Lingering high demand
Gareth Lewis, commercial director of property lender MT Finance, said: “Those trying to move up the ladder are finding it harder still as the trading gap grows wider and the home they are moving to becomes relatively more expensive. First-time buyers are finding it even more difficult, with even more money required for a deposit.
“Some reform to stamp duty, perhaps removing the need for downsizers to pay it, needs to be considered to stimulate the market and increase supply, which will help keep prices in check.”
Sundeep Patel, director of sales at specialist lender, Together said: “First time buyers hoping to find a deal before the summer months are likely to struggle to climb the property ladder and could find themselves priced out altogether.
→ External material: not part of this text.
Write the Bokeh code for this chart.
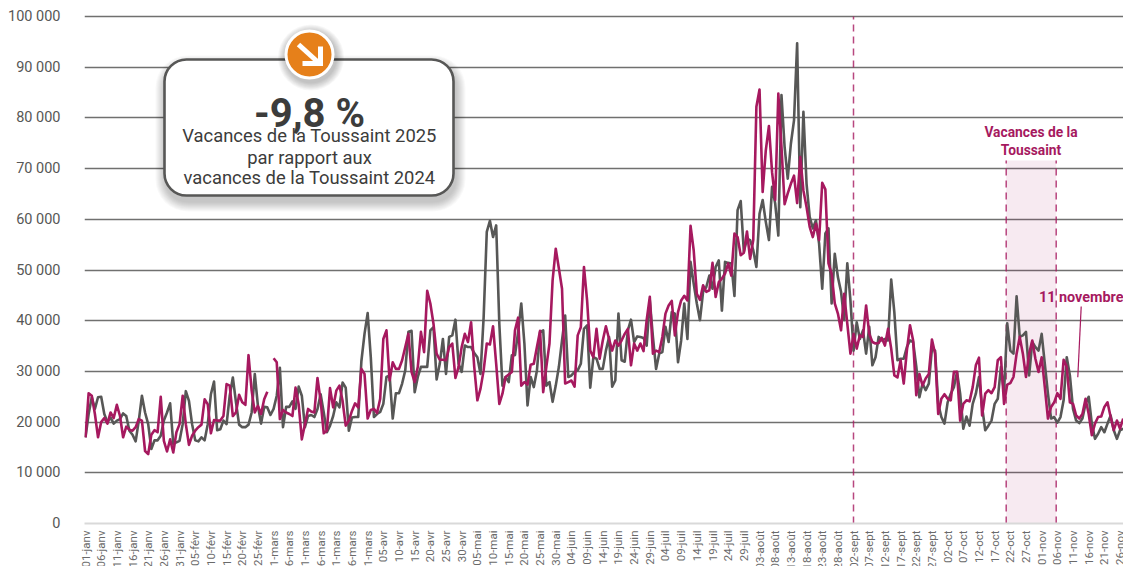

“Ongoing economic uncertainty will directly impact people’s ability to spend on property – but at this stage we just don’t know by how much. Over the next few months, we might expect activity to cool as most homeowners opt to stay put and use any available money to meet surging household bills this summer. However, as recent rises have shown, it’s still an unpredictable market.”
Chris Hutchinson, chief executive of rental platform Canopy commented: “Many potential homebuyers will be putting their homeownership dreams on the back burner amidst fears of not being able to raise the necessary funds or keep up with repayments.
“Many choose to rent, but those looking at homeownership may currently feel trapped in a constant cycle of renting as they struggle to get themselves onto the property ladder. This extra time can be used to ensure a potential homebuyer is in the best possible position for when the time comes. Ensuring rental payments count towards their credit score and taking steps to improve financial wellness will give them an extra edge over the competition when the time comes.“
Market could see future downturn due to a lack of choice, not funds
Alex Lyle, director, Antony Roberts Estate Agency, said: “London continues its upwards trend in prices, with detached family homes doing particularly well. We continue to see large numbers of viewings, multiple offers and sealed bid scenarios, with buyers on our patch anxious not so much about rising house prices or interest rates but limited choice.
“The housing market has been stubbornly short on supply but more stock is becoming available, particularly in the mid- to upper-family house market, as those properties look their best at this time of year. Sellers are also bringing forward plans in the hope of benefiting from what could turn out to be a real window of opportunity.”
Mark Harris, managing director, SPF Private Clients, said: “The ready availability of cheap finance is one of the contributing factors to higher house prices.
“Lenders remain keen to lend, with borrowers opting for longer-term fixes in order to counter the considerable uncertainty in the world.
“While changes are being consulted on to relax some affordability criteria and allow certain buyers to borrow more, a return to irresponsible lending is unlikely given there would still be barriers in place.”